The table above reconciles Adjusted Net Income to net income (loss). Adjusted Net Income is calculated by eliminating unrealized (gains) losses on derivative contracts from net income (loss), terminated transaction costs, and their related tax effects to arrive at Adjusted Net Income. The tax effects are determined by calculating the tax provision for GAAP net income (loss) and comparing the results to the tax provision for Adjusted Net Income, which excludes the adjusting items. The difference in the tax provision calculations represents the effect of income taxes. The calculation is performed at the end of each quarter and, as a result, the tax rates for each discrete period are different. Although Adjusted Net Income is a non-GAAP measure, we believe it is useful information for investors because the unrealized (gains) losses relate to derivative contracts that hedge our production in future months. The gains associated with derivative contracts that hedge current production are recognized in net income (loss) and are not eliminated in determining Adjusted Net Income. The adjustment better matches (gains) losses on derivative contracts with the period when the underlying hedged production occurs.

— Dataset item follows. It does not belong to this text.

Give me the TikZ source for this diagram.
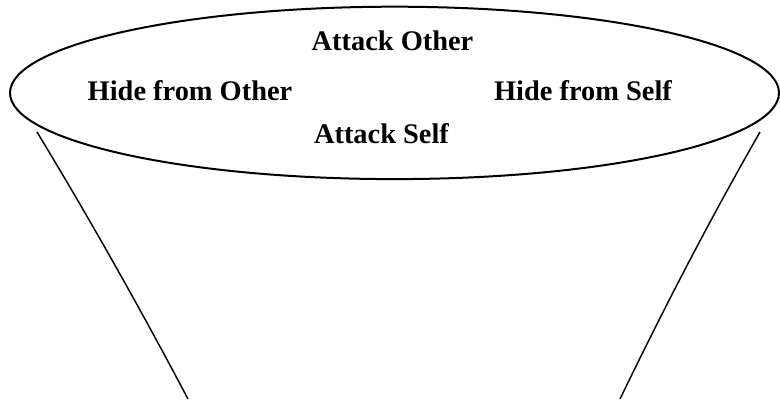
\documentclass[tikz,border=0pt]{standalone}
\usepackage{fontspec}
\setmainfont{Liberation Serif}

\tikzset{
	label text/.style={font=\fontsize{21.3}{24}\selectfont\bfseries, anchor=base, inner sep=0pt},
}

\begin{document}
\begin{tikzpicture}[x=0.75pt, y=-0.75pt]
	\useasboundingbox (0, 0) rectangle (780, 399);

	% ellipse
	\draw [line width=1.5pt] (394.5, 92.9) ellipse [x radius=384.5, y radius=86.2];

	% labels
	\node[label text] (atkother) at (392.5, 51) {Attack Other};
	\node[label text] (hideother) at (190, 101) {Hide from Other};
	\node[label text] (hideself) at (583, 101) {Hide from Self};
	\node[label text] (atkself) at (381.5, 143) {Attack Self};

	% sides
	\draw [line width=1.1pt] (37, 132) .. controls (91, 221) and (141, 310) .. (188, 399);
	\draw [line width=1.1pt] (760, 132) .. controls (709, 221) and (663, 310) .. (620, 399);
\end{tikzpicture}
\end{document}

The table above reconciles lease operating expense to adjusted lease operating expense. Adjusted lease operating expense is calculated by eliminating the produced water disposal fees from lease operating expense to arrive at adjusted lease operating expense. Although adjusted lease operating expense is a non-GAAP measure, we believe it is useful information for investors because produced water disposal fees are recorded as operating fees and other on the Statement of Operations. Lease operating costs per Mcf are adjusted for produced water disposal fees because the fees are not reflected in the net gas sales price. The adjustment better matches lease operating expense to the natural gas sales revenue with which it is associated.